** Begin **

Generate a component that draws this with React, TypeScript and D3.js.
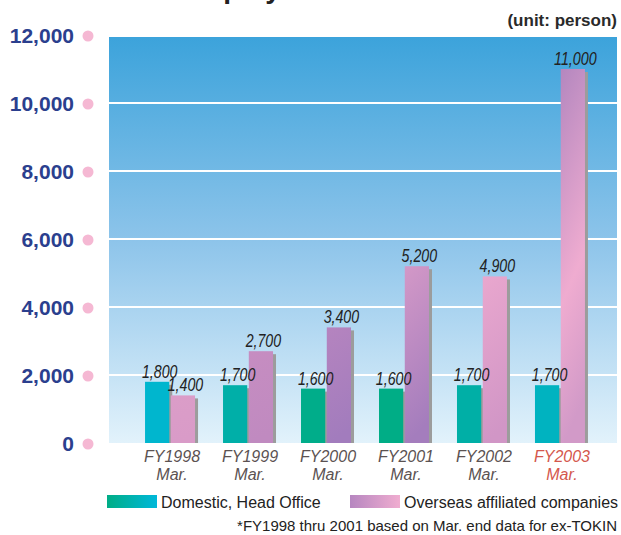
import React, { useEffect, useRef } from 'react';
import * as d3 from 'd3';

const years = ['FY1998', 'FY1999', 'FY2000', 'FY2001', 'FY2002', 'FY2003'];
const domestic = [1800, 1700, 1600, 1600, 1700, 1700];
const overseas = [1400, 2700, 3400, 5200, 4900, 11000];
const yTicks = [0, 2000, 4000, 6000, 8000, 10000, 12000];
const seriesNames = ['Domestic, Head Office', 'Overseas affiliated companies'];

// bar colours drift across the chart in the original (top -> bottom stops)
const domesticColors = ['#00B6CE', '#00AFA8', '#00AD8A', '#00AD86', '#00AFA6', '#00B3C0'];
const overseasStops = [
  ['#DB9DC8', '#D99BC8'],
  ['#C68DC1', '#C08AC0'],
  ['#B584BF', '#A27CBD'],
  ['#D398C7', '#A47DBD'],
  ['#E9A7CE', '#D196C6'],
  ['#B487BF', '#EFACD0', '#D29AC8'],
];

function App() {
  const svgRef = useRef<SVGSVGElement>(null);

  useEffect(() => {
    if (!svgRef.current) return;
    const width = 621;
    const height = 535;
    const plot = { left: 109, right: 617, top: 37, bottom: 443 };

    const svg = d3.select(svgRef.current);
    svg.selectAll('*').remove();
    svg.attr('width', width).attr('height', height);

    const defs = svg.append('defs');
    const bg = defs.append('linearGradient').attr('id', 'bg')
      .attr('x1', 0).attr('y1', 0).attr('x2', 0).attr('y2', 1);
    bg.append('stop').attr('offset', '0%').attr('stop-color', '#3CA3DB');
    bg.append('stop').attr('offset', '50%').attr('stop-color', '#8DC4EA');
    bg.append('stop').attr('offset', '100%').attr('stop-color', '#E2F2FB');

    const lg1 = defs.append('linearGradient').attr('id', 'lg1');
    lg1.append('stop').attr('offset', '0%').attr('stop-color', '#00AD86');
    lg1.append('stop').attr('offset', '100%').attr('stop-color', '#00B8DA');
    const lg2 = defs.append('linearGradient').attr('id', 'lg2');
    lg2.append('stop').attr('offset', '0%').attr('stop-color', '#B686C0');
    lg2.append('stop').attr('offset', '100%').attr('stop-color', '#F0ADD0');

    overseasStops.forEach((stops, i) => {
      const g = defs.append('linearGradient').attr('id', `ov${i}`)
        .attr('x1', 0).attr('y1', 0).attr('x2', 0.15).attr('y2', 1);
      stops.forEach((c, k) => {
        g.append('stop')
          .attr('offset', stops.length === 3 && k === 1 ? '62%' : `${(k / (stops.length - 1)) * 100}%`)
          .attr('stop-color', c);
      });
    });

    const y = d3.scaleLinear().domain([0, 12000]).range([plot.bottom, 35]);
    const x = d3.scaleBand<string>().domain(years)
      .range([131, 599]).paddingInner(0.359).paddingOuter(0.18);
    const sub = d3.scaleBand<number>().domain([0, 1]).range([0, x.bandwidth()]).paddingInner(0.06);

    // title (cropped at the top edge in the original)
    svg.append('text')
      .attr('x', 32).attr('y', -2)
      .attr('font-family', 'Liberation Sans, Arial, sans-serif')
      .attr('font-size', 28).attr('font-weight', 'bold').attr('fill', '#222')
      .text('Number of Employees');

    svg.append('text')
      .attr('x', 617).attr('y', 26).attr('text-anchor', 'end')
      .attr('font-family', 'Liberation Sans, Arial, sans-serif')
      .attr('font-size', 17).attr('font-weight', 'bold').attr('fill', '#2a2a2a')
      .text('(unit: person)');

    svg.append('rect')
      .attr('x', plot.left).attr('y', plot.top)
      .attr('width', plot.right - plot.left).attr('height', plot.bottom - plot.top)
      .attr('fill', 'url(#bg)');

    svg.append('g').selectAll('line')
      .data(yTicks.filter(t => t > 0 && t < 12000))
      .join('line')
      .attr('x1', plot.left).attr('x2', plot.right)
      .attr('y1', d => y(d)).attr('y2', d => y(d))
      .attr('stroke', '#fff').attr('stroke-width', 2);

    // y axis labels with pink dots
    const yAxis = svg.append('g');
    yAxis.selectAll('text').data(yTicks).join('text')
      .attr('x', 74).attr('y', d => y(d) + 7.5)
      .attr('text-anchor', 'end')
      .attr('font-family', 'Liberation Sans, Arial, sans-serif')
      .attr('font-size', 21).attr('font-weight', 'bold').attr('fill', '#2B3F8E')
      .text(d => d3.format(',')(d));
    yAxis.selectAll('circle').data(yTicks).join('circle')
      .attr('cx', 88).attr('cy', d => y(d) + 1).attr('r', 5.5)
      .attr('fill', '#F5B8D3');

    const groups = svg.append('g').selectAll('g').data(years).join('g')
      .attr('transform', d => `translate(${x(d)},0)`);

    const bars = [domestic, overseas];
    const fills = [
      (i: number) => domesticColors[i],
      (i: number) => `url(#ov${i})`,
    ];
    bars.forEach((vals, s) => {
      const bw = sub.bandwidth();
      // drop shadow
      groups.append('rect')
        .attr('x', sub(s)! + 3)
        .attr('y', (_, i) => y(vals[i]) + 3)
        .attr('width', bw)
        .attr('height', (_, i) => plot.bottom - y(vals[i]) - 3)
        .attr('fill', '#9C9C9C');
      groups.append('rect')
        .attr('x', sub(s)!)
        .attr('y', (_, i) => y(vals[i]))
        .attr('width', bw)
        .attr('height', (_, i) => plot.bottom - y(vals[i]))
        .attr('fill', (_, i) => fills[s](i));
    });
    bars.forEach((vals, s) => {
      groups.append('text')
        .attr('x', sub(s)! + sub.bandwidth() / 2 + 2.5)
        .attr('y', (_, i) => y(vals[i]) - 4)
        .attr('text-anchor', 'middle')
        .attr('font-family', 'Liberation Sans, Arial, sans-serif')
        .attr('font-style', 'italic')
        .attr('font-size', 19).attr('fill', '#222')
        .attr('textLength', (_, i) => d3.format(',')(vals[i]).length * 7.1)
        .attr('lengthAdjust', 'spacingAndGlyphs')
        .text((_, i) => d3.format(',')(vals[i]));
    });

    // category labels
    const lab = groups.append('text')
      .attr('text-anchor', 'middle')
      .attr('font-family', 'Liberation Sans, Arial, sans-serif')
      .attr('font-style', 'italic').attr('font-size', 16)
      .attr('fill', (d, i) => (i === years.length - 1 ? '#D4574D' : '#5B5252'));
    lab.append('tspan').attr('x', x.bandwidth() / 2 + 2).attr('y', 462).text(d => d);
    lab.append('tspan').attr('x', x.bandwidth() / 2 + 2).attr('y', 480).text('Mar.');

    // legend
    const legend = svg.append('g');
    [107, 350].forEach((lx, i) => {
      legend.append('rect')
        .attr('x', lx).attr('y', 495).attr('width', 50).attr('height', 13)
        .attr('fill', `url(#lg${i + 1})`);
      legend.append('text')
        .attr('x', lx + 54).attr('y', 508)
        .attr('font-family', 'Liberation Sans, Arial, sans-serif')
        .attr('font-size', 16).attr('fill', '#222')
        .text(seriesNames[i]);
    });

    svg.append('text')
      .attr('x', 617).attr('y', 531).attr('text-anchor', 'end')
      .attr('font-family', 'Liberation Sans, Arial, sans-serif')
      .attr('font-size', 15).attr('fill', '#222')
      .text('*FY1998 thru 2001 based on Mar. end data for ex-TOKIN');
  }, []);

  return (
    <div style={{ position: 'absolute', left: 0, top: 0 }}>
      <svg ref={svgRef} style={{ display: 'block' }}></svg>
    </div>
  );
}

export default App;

** End **

Go through the data above and transcribe it in full, omitting any image.

Generate a component that draws this with React, TypeScript and D3.js.
import React, { useEffect, useRef } from 'react';
import * as d3 from 'd3';

const years = ['FY1998', 'FY1999', 'FY2000', 'FY2001', 'FY2002', 'FY2003'];
const domestic = [1800, 1700, 1600, 1600, 1700, 1700];
const overseas = [1400, 2700, 3400, 5200, 4900, 11000];
const yTicks = [0, 2000, 4000, 6000, 8000, 10000, 12000];
const seriesNames = ['Domestic, Head Office', 'Overseas affiliated companies'];

// bar colours drift across the chart in the original (top -> bottom stops)
const domesticColors = ['#00B6CE', '#00AFA8', '#00AD8A', '#00AD86', '#00AFA6', '#00B3C0'];
const overseasStops = [
  ['#DB9DC8', '#D99BC8'],
  ['#C68DC1', '#C08AC0'],
  ['#B584BF', '#A27CBD'],
  ['#D398C7', '#A47DBD'],
  ['#E9A7CE', '#D196C6'],
  ['#B487BF', '#EFACD0', '#D29AC8'],
];

function App() {
  const svgRef = useRef<SVGSVGElement>(null);

  useEffect(() => {
    if (!svgRef.current) return;
    const width = 621;
    const height = 535;
    const plot = { left: 109, right: 617, top: 37, bottom: 443 };

    const svg = d3.select(svgRef.current);
    svg.selectAll('*').remove();
    svg.attr('width', width).attr('height', height);

    const defs = svg.append('defs');
    const bg = defs.append('linearGradient').attr('id', 'bg')
      .attr('x1', 0).attr('y1', 0).attr('x2', 0).attr('y2', 1);
    bg.append('stop').attr('offset', '0%').attr('stop-color', '#3CA3DB');
    bg.append('stop').attr('offset', '50%').attr('stop-color', '#8DC4EA');
    bg.append('stop').attr('offset', '100%').attr('stop-color', '#E2F2FB');

    const lg1 = defs.append('linearGradient').attr('id', 'lg1');
    lg1.append('stop').attr('offset', '0%').attr('stop-color', '#00AD86');
    lg1.append('stop').attr('offset', '100%').attr('stop-color', '#00B8DA');
    const lg2 = defs.append('linearGradient').attr('id', 'lg2');
    lg2.append('stop').attr('offset', '0%').attr('stop-color', '#B686C0');
    lg2.append('stop').attr('offset', '100%').attr('stop-color', '#F0ADD0');

    overseasStops.forEach((stops, i) => {
      const g = defs.append('linearGradient').attr('id', `ov${i}`)
        .attr('x1', 0).attr('y1', 0).attr('x2', 0.15).attr('y2', 1);
      stops.forEach((c, k) => {
        g.append('stop')
          .attr('offset', stops.length === 3 && k === 1 ? '62%' : `${(k / (stops.length - 1)) * 100}%`)
          .attr('stop-color', c);
      });
    });

    const y = d3.scaleLinear().domain([0, 12000]).range([plot.bottom, 35]);
    const x = d3.scaleBand<string>().domain(years)
      .range([131, 599]).paddingInner(0.359).paddingOuter(0.18);
    const sub = d3.scaleBand<number>().domain([0, 1]).range([0, x.bandwidth()]).paddingInner(0.06);

    // title (cropped at the top edge in the original)
    svg.append('text')
      .attr('x', 32).attr('y', -2)
      .attr('font-family', 'Liberation Sans, Arial, sans-serif')
      .attr('font-size', 28).attr('font-weight', 'bold').attr('fill', '#222')
      .text('Number of Employees');

    svg.append('text')
      .attr('x', 617).attr('y', 26).attr('text-anchor', 'end')
      .attr('font-family', 'Liberation Sans, Arial, sans-serif')
      .attr('font-size', 17).attr('font-weight', 'bold').attr('fill', '#2a2a2a')
      .text('(unit: person)');

    svg.append('rect')
      .attr('x', plot.left).attr('y', plot.top)
      .attr('width', plot.right - plot.left).attr('height', plot.bottom - plot.top)
      .attr('fill', 'url(#bg)');

    svg.append('g').selectAll('line')
      .data(yTicks.filter(t => t > 0 && t < 12000))
      .join('line')
      .attr('x1', plot.left).attr('x2', plot.right)
      .attr('y1', d => y(d)).attr('y2', d => y(d))
      .attr('stroke', '#fff').attr('stroke-width', 2);

    // y axis labels with pink dots
    const yAxis = svg.append('g');
    yAxis.selectAll('text').data(yTicks).join('text')
      .attr('x', 74).attr('y', d => y(d) + 7.5)
      .attr('text-anchor', 'end')
      .attr('font-family', 'Liberation Sans, Arial, sans-serif')
      .attr('font-size', 21).attr('font-weight', 'bold').attr('fill', '#2B3F8E')
      .text(d => d3.format(',')(d));
    yAxis.selectAll('circle').data(yTicks).join('circle')
      .attr('cx', 88).attr('cy', d => y(d) + 1).attr('r', 5.5)
      .attr('fill', '#F5B8D3');

    const groups = svg.append('g').selectAll('g').data(years).join('g')
      .attr('transform', d => `translate(${x(d)},0)`);

    const bars = [domestic, overseas];
    const fills = [
      (i: number) => domesticColors[i],
      (i: number) => `url(#ov${i})`,
    ];
    bars.forEach((vals, s) => {
      const bw = sub.bandwidth();
      // drop shadow
      groups.append('rect')
        .attr('x', sub(s)! + 3)
        .attr('y', (_, i) => y(vals[i]) + 3)
        .attr('width', bw)
        .attr('height', (_, i) => plot.bottom - y(vals[i]) - 3)
        .attr('fill', '#9C9C9C');
      groups.append('rect')
        .attr('x', sub(s)!)
        .attr('y', (_, i) => y(vals[i]))
        .attr('width', bw)
        .attr('height', (_, i) => plot.bottom - y(vals[i]))
        .attr('fill', (_, i) => fills[s](i));
    });
    bars.forEach((vals, s) => {
      groups.append('text')
        .attr('x', sub(s)! + sub.bandwidth() / 2 + 2.5)
        .attr('y', (_, i) => y(vals[i]) - 4)
        .attr('text-anchor', 'middle')
        .attr('font-family', 'Liberation Sans, Arial, sans-serif')
        .attr('font-style', 'italic')
        .attr('font-size', 19).attr('fill', '#222')
        .attr('textLength', (_, i) => d3.format(',')(vals[i]).length * 7.1)
        .attr('lengthAdjust', 'spacingAndGlyphs')
        .text((_, i) => d3.format(',')(vals[i]));
    });

    // category labels
    const lab = groups.append('text')
      .attr('text-anchor', 'middle')
      .attr('font-family', 'Liberation Sans, Arial, sans-serif')
      .attr('font-style', 'italic').attr('font-size', 16)
      .attr('fill', (d, i) => (i === years.length - 1 ? '#D4574D' : '#5B5252'));
    lab.append('tspan').attr('x', x.bandwidth() / 2 + 2).attr('y', 462).text(d => d);
    lab.append('tspan').attr('x', x.bandwidth() / 2 + 2).attr('y', 480).text('Mar.');

    // legend
    const legend = svg.append('g');
    [107, 350].forEach((lx, i) => {
      legend.append('rect')
        .attr('x', lx).attr('y', 495).attr('width', 50).attr('height', 13)
        .attr('fill', `url(#lg${i + 1})`);
      legend.append('text')
        .attr('x', lx + 54).attr('y', 508)
        .attr('font-family', 'Liberation Sans, Arial, sans-serif')
        .attr('font-size', 16).attr('fill', '#222')
        .text(seriesNames[i]);
    });

    svg.append('text')
      .attr('x', 617).attr('y', 531).attr('text-anchor', 'end')
      .attr('font-family', 'Liberation Sans, Arial, sans-serif')
      .attr('font-size', 15).attr('fill', '#222')
      .text('*FY1998 thru 2001 based on Mar. end data for ex-TOKIN');
  }, []);

  return (
    <div style={{ position: 'absolute', left: 0, top: 0 }}>
      <svg ref={svgRef} style={{ display: 'block' }}></svg>
    </div>
  );
}

export default App;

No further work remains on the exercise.